= The task =
Look at the data below and print exactly the lines from its first line through the line with "const A_LEGEND = ['Buffer"; the pictures stay out of the copy.

= Supplied material =
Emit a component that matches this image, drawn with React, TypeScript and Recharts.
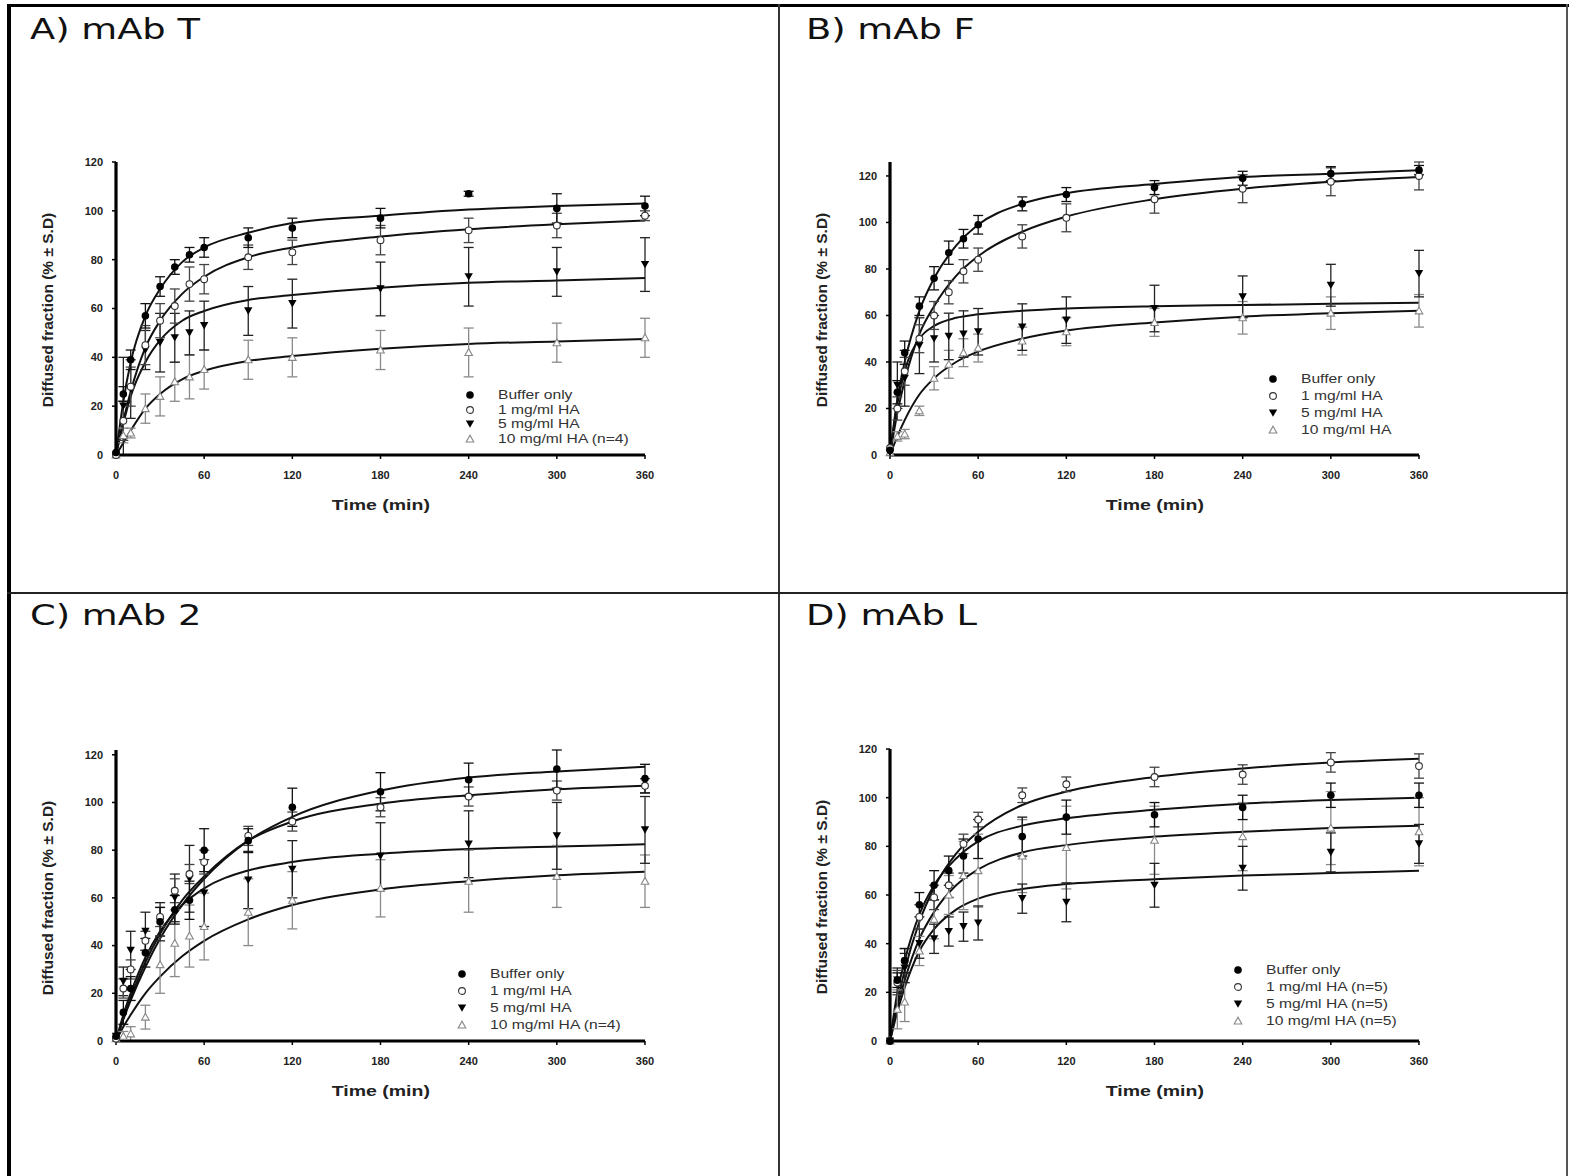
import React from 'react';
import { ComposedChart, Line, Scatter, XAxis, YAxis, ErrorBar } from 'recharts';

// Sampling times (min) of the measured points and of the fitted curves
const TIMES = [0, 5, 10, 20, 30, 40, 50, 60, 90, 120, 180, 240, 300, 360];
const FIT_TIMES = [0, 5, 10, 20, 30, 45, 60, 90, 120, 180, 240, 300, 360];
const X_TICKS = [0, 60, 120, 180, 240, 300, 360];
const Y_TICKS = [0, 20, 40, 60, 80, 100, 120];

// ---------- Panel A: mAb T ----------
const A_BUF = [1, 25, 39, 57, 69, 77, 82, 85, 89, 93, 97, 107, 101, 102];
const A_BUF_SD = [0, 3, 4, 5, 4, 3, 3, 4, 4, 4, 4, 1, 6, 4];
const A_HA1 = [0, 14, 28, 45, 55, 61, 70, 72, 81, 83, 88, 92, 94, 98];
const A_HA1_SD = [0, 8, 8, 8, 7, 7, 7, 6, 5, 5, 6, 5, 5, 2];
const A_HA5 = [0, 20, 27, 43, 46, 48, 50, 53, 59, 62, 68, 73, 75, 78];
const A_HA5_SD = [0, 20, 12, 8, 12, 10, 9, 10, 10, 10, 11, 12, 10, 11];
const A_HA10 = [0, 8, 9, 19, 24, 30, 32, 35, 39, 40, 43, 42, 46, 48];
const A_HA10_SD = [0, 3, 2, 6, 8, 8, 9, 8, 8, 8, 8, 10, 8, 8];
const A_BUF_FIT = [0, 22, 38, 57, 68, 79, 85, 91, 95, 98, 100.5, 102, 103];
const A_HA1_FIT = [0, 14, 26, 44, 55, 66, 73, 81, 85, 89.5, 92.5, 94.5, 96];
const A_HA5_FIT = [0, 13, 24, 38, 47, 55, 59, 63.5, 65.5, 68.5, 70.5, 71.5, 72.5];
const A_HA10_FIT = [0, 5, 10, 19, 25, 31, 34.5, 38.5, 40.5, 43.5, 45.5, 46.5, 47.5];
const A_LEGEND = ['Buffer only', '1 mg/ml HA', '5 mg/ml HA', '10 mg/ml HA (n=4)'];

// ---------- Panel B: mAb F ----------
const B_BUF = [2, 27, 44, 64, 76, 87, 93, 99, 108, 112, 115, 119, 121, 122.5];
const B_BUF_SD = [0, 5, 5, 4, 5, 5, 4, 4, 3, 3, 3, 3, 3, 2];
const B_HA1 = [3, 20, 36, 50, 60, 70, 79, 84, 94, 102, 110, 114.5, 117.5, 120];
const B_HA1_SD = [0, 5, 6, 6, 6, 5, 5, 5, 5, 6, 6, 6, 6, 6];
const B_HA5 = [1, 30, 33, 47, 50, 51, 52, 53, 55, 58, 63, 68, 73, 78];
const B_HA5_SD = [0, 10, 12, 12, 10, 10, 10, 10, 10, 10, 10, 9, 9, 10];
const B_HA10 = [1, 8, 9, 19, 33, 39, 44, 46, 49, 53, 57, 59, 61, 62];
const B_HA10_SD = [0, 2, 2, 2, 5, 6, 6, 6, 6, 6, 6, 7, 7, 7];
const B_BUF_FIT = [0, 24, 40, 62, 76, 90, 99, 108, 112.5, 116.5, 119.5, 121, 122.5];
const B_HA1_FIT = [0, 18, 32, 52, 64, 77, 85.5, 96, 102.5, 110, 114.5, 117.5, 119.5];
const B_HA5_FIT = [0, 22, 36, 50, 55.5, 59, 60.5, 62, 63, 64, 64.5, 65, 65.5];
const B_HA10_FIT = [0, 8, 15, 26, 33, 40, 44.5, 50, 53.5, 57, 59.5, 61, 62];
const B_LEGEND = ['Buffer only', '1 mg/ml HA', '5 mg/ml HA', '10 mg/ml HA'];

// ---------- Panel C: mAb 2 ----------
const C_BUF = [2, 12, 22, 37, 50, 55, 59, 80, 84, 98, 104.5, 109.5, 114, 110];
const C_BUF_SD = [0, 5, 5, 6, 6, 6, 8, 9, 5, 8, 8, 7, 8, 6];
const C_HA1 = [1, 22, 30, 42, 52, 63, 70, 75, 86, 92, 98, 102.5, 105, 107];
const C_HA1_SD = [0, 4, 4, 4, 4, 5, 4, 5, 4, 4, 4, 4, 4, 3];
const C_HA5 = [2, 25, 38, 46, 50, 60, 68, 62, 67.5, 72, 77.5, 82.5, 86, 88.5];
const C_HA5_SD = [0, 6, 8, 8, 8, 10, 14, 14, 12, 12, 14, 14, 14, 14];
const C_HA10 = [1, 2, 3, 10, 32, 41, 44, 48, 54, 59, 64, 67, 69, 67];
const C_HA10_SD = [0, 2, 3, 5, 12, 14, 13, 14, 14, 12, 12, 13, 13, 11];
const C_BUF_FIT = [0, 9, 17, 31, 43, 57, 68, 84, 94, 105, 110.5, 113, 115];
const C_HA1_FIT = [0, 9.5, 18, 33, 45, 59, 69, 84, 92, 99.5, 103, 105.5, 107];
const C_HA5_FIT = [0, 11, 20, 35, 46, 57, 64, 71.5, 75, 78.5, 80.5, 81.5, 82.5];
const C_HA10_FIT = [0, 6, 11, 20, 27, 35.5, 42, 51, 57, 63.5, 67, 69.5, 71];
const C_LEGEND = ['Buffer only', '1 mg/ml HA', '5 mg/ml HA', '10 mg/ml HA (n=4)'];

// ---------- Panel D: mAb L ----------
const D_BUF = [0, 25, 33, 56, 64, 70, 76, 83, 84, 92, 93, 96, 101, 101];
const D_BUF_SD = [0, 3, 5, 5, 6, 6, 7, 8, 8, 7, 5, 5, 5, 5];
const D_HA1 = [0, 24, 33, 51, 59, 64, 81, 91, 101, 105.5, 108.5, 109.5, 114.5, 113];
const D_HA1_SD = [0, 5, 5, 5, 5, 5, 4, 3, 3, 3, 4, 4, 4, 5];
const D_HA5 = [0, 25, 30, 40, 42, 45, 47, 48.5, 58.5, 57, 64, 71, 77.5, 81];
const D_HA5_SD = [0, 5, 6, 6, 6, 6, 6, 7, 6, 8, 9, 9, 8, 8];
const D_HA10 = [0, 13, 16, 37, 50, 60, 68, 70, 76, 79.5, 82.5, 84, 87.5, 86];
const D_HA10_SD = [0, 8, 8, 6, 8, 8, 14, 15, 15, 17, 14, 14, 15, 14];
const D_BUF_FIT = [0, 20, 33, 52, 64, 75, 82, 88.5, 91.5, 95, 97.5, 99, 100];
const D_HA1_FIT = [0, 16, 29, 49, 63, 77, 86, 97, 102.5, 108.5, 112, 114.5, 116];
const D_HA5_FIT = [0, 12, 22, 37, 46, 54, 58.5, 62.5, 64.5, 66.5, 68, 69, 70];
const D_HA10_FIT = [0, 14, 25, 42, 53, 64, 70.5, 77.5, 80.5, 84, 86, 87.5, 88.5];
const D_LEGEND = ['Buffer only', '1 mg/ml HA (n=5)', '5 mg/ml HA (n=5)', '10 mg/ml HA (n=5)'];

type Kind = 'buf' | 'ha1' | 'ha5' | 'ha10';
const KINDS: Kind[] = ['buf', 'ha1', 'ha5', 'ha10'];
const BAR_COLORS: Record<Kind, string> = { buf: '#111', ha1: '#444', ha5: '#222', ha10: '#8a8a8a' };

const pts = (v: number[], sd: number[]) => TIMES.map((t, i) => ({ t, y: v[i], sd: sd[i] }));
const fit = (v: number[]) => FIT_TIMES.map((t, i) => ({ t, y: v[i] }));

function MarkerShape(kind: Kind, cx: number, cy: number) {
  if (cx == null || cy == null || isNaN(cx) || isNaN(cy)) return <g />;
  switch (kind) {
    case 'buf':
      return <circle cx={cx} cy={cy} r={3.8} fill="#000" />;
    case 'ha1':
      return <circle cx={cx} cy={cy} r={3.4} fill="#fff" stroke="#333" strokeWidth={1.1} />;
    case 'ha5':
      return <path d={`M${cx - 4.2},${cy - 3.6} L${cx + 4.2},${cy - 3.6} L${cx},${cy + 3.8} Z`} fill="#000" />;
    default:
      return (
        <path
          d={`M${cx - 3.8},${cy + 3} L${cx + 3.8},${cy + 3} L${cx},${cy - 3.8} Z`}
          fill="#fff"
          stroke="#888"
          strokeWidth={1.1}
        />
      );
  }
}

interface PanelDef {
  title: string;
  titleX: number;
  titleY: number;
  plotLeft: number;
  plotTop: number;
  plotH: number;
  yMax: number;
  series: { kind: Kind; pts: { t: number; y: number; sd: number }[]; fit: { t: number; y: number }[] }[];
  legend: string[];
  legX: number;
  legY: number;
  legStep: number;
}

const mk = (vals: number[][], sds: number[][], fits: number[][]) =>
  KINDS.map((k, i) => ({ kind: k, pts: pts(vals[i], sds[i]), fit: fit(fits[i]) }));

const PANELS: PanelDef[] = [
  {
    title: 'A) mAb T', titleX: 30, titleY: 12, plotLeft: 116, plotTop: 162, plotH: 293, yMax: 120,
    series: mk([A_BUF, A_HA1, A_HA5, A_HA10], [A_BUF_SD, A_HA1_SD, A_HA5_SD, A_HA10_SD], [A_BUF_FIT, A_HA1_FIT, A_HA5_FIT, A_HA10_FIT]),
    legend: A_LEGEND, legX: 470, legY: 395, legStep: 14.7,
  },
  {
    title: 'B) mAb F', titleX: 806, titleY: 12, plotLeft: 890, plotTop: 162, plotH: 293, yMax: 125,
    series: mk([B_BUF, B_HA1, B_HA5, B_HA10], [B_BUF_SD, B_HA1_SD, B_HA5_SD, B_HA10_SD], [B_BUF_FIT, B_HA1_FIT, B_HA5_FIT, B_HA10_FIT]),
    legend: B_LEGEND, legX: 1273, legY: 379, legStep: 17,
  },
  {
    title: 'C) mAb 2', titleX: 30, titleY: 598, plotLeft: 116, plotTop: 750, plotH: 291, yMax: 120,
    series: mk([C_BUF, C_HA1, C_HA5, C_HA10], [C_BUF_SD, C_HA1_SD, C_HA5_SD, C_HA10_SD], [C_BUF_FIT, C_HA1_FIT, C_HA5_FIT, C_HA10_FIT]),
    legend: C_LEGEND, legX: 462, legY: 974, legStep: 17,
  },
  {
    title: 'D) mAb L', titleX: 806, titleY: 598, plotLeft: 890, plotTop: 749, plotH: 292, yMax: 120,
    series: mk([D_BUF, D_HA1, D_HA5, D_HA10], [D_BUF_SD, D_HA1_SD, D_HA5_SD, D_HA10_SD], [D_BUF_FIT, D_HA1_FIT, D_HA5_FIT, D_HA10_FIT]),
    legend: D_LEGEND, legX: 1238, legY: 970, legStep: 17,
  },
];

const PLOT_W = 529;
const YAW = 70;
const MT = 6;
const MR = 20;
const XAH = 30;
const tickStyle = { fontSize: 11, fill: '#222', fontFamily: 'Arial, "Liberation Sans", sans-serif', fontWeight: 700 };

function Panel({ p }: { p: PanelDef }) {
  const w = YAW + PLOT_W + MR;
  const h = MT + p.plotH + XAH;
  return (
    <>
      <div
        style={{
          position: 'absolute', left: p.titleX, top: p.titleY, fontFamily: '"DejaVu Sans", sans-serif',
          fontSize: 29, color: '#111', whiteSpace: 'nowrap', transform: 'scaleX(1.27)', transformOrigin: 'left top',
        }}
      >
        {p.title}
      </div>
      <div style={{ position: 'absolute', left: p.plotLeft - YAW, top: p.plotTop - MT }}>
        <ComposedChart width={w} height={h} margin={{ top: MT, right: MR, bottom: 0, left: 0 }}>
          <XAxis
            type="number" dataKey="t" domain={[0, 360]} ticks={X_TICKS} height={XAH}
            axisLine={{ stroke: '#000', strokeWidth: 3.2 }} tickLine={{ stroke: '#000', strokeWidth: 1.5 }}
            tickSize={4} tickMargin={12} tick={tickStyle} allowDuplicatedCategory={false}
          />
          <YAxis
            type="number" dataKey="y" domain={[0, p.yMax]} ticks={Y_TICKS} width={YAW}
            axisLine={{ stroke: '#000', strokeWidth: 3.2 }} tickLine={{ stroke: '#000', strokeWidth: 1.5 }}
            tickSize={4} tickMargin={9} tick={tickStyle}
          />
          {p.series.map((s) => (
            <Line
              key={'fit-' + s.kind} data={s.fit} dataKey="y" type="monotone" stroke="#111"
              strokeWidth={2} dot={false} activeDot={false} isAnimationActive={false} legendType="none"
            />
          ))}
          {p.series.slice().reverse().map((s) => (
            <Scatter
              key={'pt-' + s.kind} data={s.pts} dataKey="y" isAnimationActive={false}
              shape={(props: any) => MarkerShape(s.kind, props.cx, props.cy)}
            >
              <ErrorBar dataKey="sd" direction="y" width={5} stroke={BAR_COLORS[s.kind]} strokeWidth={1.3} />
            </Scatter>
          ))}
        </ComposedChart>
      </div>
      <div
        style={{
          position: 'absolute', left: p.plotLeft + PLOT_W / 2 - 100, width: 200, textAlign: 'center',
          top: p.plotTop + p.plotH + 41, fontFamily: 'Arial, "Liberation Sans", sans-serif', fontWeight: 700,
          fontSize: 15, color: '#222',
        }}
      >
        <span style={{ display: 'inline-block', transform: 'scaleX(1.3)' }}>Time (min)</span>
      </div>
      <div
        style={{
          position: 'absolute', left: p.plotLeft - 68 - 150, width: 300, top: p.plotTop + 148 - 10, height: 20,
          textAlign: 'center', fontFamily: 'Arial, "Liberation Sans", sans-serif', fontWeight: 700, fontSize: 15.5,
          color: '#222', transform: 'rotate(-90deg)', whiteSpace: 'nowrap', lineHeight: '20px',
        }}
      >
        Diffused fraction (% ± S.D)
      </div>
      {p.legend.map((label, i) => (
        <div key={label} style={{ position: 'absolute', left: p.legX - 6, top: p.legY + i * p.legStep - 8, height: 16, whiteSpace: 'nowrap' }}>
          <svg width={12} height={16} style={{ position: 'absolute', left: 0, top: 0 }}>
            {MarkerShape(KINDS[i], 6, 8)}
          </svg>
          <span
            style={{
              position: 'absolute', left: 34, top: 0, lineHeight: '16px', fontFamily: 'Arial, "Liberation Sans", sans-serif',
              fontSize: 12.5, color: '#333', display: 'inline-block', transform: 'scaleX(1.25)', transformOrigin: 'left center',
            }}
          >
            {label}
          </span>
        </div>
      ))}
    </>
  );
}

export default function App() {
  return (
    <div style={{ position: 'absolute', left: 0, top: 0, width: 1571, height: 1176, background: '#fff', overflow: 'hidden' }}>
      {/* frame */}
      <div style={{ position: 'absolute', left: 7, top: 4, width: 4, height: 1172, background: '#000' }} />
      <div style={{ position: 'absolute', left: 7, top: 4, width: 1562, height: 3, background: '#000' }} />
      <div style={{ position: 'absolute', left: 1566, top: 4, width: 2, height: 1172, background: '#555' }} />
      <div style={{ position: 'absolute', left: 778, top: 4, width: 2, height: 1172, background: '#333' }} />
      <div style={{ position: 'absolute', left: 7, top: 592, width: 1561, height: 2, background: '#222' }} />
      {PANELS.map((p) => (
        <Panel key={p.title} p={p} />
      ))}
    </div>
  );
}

= Expected answer =
Emit a component that matches this image, drawn with React, TypeScript and Recharts.
import React from 'react';
import { ComposedChart, Line, Scatter, XAxis, YAxis, ErrorBar } from 'recharts';

// Sampling times (min) of the measured points and of the fitted curves
const TIMES = [0, 5, 10, 20, 30, 40, 50, 60, 90, 120, 180, 240, 300, 360];
const FIT_TIMES = [0, 5, 10, 20, 30, 45, 60, 90, 120, 180, 240, 300, 360];
const X_TICKS = [0, 60, 120, 180, 240, 300, 360];
const Y_TICKS = [0, 20, 40, 60, 80, 100, 120];

// ---------- Panel A: mAb T ----------
const A_BUF = [1, 25, 39, 57, 69, 77, 82, 85, 89, 93, 97, 107, 101, 102];
const A_BUF_SD = [0, 3, 4, 5, 4, 3, 3, 4, 4, 4, 4, 1, 6, 4];
const A_HA1 = [0, 14, 28, 45, 55, 61, 70, 72, 81, 83, 88, 92, 94, 98];
const A_HA1_SD = [0, 8, 8, 8, 7, 7, 7, 6, 5, 5, 6, 5, 5, 2];
const A_HA5 = [0, 20, 27, 43, 46, 48, 50, 53, 59, 62, 68, 73, 75, 78];
const A_HA5_SD = [0, 20, 12, 8, 12, 10, 9, 10, 10, 10, 11, 12, 10, 11];
const A_HA10 = [0, 8, 9, 19, 24, 30, 32, 35, 39, 40, 43, 42, 46, 48];
const A_HA10_SD = [0, 3, 2, 6, 8, 8, 9, 8, 8, 8, 8, 10, 8, 8];
const A_BUF_FIT = [0, 22, 38, 57, 68, 79, 85, 91, 95, 98, 100.5, 102, 103];
const A_HA1_FIT = [0, 14, 26, 44, 55, 66, 73, 81, 85, 89.5, 92.5, 94.5, 96];
const A_HA5_FIT = [0, 13, 24, 38, 47, 55, 59, 63.5, 65.5, 68.5, 70.5, 71.5, 72.5];
const A_HA10_FIT = [0, 5, 10, 19, 25, 31, 34.5, 38.5, 40.5, 43.5, 45.5, 46.5, 47.5];
const A_LEGEND = ['Buffer only', '1 mg/ml HA', '5 mg/ml HA', '10 mg/ml HA (n=4)'];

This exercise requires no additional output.